Al cittadino può essere difficile parlare di ontologie, far capire a cosa servono, nella fattispecie nella pubblica amministrazione, nuova e inaspettata miniera di estrazione di conoscenza con uso di tecniche di intelligenza artificiale.
Ma è oggi quanto mai necessario, se non parlare di ontologie, perlomeno capirle, conoscerne il senso. Stiamo assistendo ad un accumulo esponenziale di informazioni e se prima ad una causa corrispondeva uno ed un solo effetto oggi una piccola perturbazione delle nostre azioni crea una serie di effetti a catena di cui non sempre siamo padroni. Pensiamo ad un (apparente) innocuo “tap” sul nostro smartphone, un gesto semplice e rapido che in realtà, ogni volta che lo facciamo, genera delle conseguenze, sull’app o sul portale che stiamo utilizzando, e quindi dati. I dati sono il vero nuovo petrolio del XXI secolo e data la loro gigantesca mole abbiamo il dovere di ordinarli, di incasellarli, di “taggarli” con etichette che ci permetteranno il loro recupero e la loro lettura in futuro, quando finiranno nell’immenso calderone della rete. Le ontologie servono essenzialmente a catalogare dati, anzi, fanno di più: danno ai dati una semantica, un senso. Danno ai dati una voce, la possibilità cioè di far dire a loro di che informazione si fanno carico, di che contenuto si fanno ospiti. Organizzare, strutturare, e gerarchizzare i dati è oggi un compito quanto mai necessario per riuscire a non perdere la bussola nel mare del web. Il web semantico fa proprio questo, e le ontologie, come vedremo di seguito, sono un ottimo alleato per riuscire nell’intento.
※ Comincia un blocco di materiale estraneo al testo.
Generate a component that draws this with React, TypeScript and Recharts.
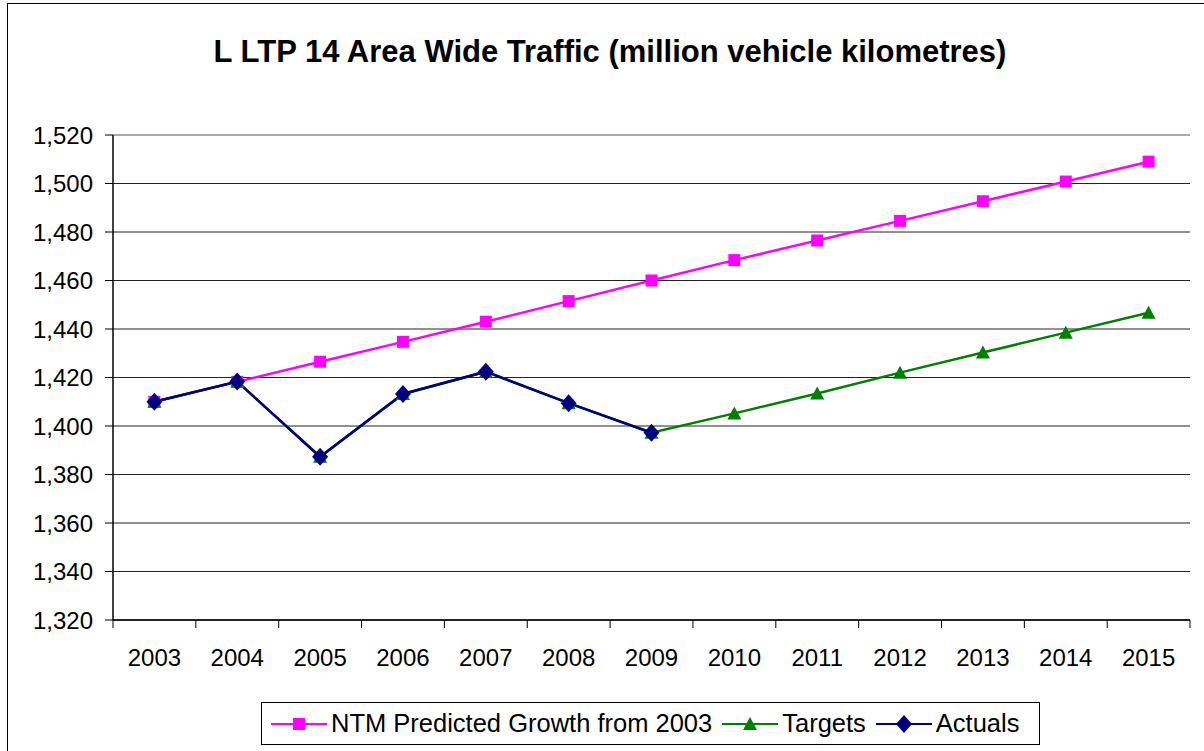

Nel caso che descriviamo, il cittadino può arrivare a comprendere la conoscenza nascosta nei dati e nei processi della pubblica amministrazione, vedendola rappresentata graficamente, disegnata.
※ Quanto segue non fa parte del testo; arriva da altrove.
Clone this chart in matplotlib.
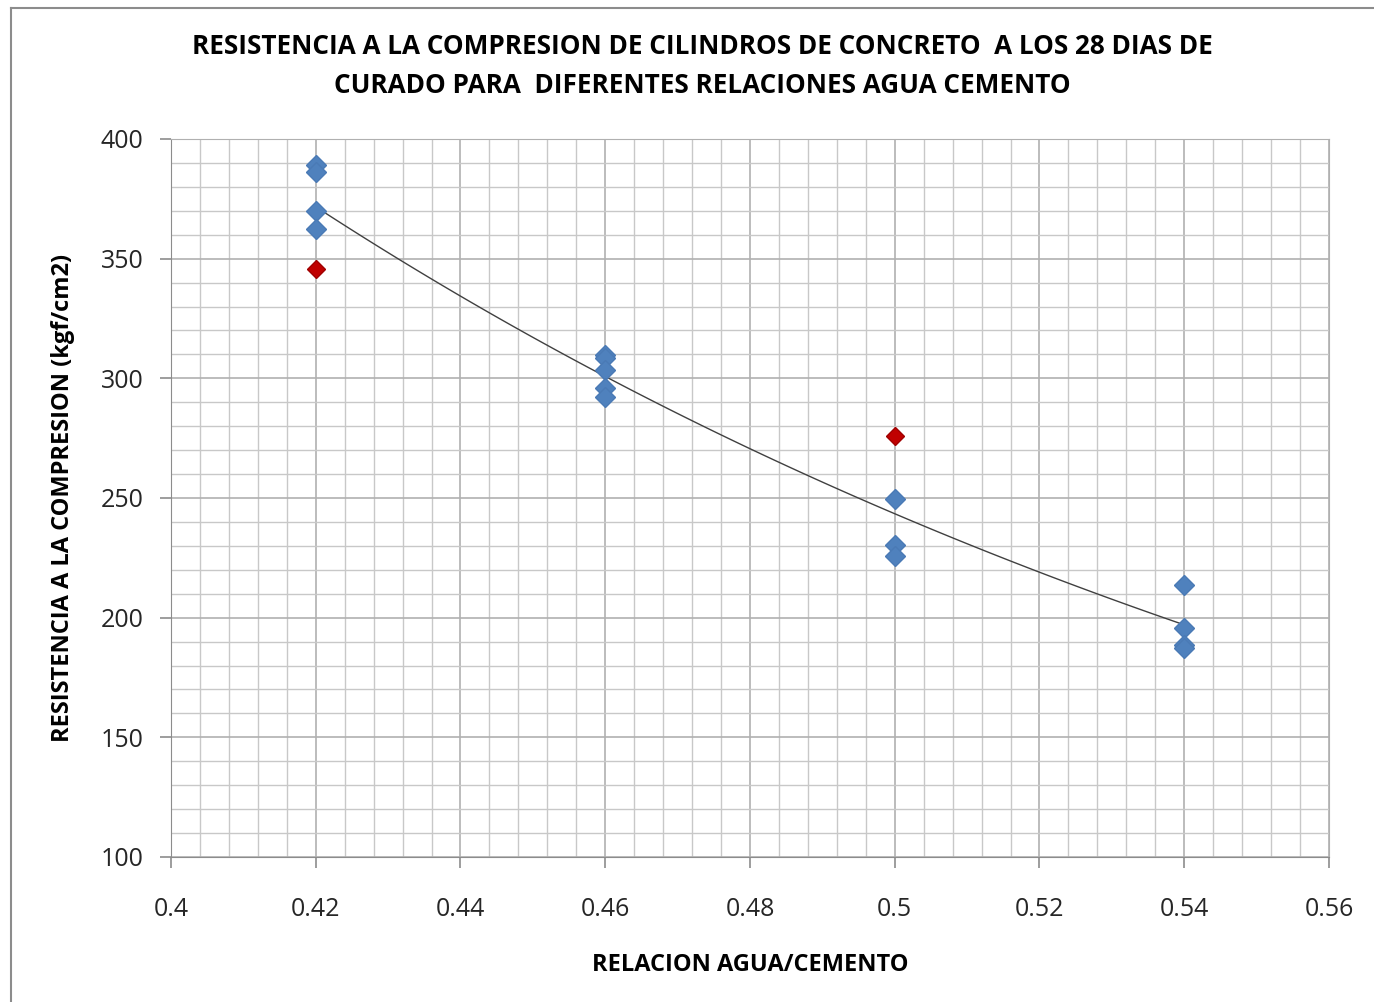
import numpy as np
import matplotlib
matplotlib.use('Agg')
import matplotlib.pyplot as plt
from matplotlib.ticker import MultipleLocator, FuncFormatter
from matplotlib.lines import Line2D

# relacion agua/cemento, resistencia (kgf/cm2)
blue_x = [0.42, 0.42, 0.42, 0.42,
          0.46, 0.46, 0.46, 0.46, 0.46,
          0.50, 0.50, 0.50,
          0.54, 0.54, 0.54, 0.54]
blue_y = [389.2, 386.3, 370.0, 362.3,
          309.6, 308.5, 303.3, 295.8, 292.4,
          249.7, 230.2, 225.8,
          213.8, 195.7, 188.5, 187.4]
red_x = [0.42, 0.50]
red_y = [345.5, 275.9]

title = ("RESISTENCIA A LA COMPRESION DE CILINDROS DE CONCRETO  A LOS 28 DIAS DE\n"
         "CURADO PARA  DIFERENTES RELACIONES AGUA CEMENTO")
xlabel = "RELACION AGUA/CEMENTO"
ylabel = "RESISTENCIA A LA COMPRESION (kgf/cm2)"

plt.rcParams['font.family'] = ['Open Sans', 'DejaVu Sans']

fig = plt.figure(figsize=(13.74, 10.02), dpi=100)
ax = fig.add_axes([171 / 1374, 1 - 857 / 1002, (1329 - 171) / 1374, (857 - 139) / 1002])

# exponential trend line through all points
all_x = np.array(blue_x + red_x)
all_y = np.array(blue_y + red_y)
b, lna = np.polyfit(all_x, np.log(all_y), 1)
tx = np.linspace(min(all_x), max(all_x), 100)
ax.plot(tx, np.exp(lna) * np.exp(b * tx), color='#404040', lw=1.0, zorder=3)

ax.plot(blue_x, blue_y, 'D', color='#4f81bd', ms=10.5, mec='#4a7ab5', zorder=4)
ax.plot(red_x, red_y, 'D', color='#c00000', ms=9.5, mec='#a00000', zorder=4)

ax.set_xlim(0.4, 0.56)
ax.set_ylim(100, 400)
ax.xaxis.set_major_locator(MultipleLocator(0.02))
ax.xaxis.set_minor_locator(MultipleLocator(0.004))
ax.yaxis.set_major_locator(MultipleLocator(50))
ax.yaxis.set_minor_locator(MultipleLocator(10))
ax.xaxis.set_major_formatter(FuncFormatter(lambda v, p: ('%.2f' % v).rstrip('0').rstrip('.')))
ax.grid(which='major', color='#b0b0b0', lw=1.2)
ax.grid(which='minor', color='#c8c8c8', lw=1.0)
ax.set_axisbelow(True)
ax.tick_params(which='major', length=8, width=1.2, color='#8c8c8c',
               labelsize=18, labelcolor='#262626', pad=12)
ax.tick_params(which='minor', length=0)
ax.tick_params(axis='x', pad=21)
for s in ax.spines.values():
    s.set_color('#b0b0b0')
ax.spines['left'].set_color('#8c8c8c')
ax.spines['bottom'].set_color('#8c8c8c')

ax.set_xlabel(xlabel, fontsize=17, fontweight='bold', labelpad=22)
ax.set_ylabel(ylabel, fontsize=17, fontweight='bold', labelpad=18)
fig.text(0.511, 0.934, title, ha='center', va='center', fontsize=18.8,
         fontweight='bold', linespacing=1.6)

# chart border
fig.add_artist(Line2D([11 / 1374, 11 / 1374], [0, 1 - 8 / 1002], color='#8c8c8c', lw=1.5))
fig.add_artist(Line2D([11 / 1374, 1], [1 - 8 / 1002, 1 - 8 / 1002], color='#8c8c8c', lw=1.5))

fig.savefig('out.png', dpi=100)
Capita di dover, e volere, estrarre conoscenza dai dati e dai loro descrittori, ossia i metadati.
Necessita di doverlo fare partendo “dal basso”, ispirandosi a concetti un po’ astratti.
Il tutto somiglia forse ad una pesca in mare aperto: con delle buone esche si possono ottenere buoni risultati.
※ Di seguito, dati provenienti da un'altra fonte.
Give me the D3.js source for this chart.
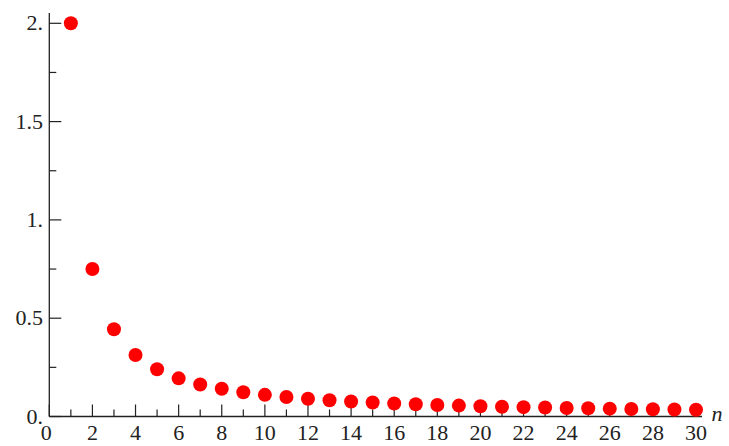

Parliamo di dati aperti, di open data, di strutture dati piatte, che più piatte non si può: tabelle excel, i famigerati files csv, ovvero file testuali con righe di dati, ed ogni riga costituita da campi separati da un carattere convenzionale, il più delle volte il punto e virgola.
Un amico (Fabio Galgani) ti da una mano e ti crea un tool generico che scarica tutti i csv, da dati.gov.it, che rispondono ad un certo criterio di ricerca, ad esempio “rifiuti”.
Si estraggono dati nel mondo open che trattino di rifiuti, classificati nella tematica ambiente, si parte da un determinato input.
Ogni famigerato file csv viene accasato in un database access.
Per ciascun file si crea una scheda che contenga i nomi e le descrizioni di tabelle e campi.
I valori alfanumerici dei campi diventano a loro volta nomi campi (dati e non solo metadati, istanze e non solo classi), ad esempio se voglio estrarre conoscenza dall’attributo colore, mi interessano anche i suoi valori discreti: bianco, rosso, verde, e via dicendo, partendo perché no dai colori della bandiera italiana…
Ogni scheda metadati ottenuta viene trattata da un tool (che lo scrivente ha realizzato insieme e grazie a Carlo Batini e Manuel Garasi) che genera file di testo che sono frammenti di ontologie (entità e loro astrazioni, relazioni, attributi).
Le suite di frammenti per ogni inferenza diventano input del web service di Cristiano Longo che le traduce in owl, un formato ontologico ricco, e ulteriormente arricchibile. Ecco il web service.
Ogni owl viene disegnata: il disegno della conoscenza ne esalta la potenza espressiva.
Ecco un esempio a corredo della pesca dei concetti per la tematica ambiente rifiuti.
Ulteriori esperimenti sono in corso con ontologie standard europee raccomandate dal W3C, in particolare un sottoinsieme di una ontologia che descrive i servizi pubblici, per estrarre dal basso i concetti sinora trattati ad esempio sempre nel campo dei rifiuti.
Con questi metodi e tools, e con vari tipi di ontologie, è sempre possibile, e più fruttuoso, estrarre conoscenza dalle strutture operazionali delle basi dati, strutture meno piatte e maggiormente relazionate: con un esempio, non solo conoscenza estratta da singoli acini di uva, ma da interi grappoli.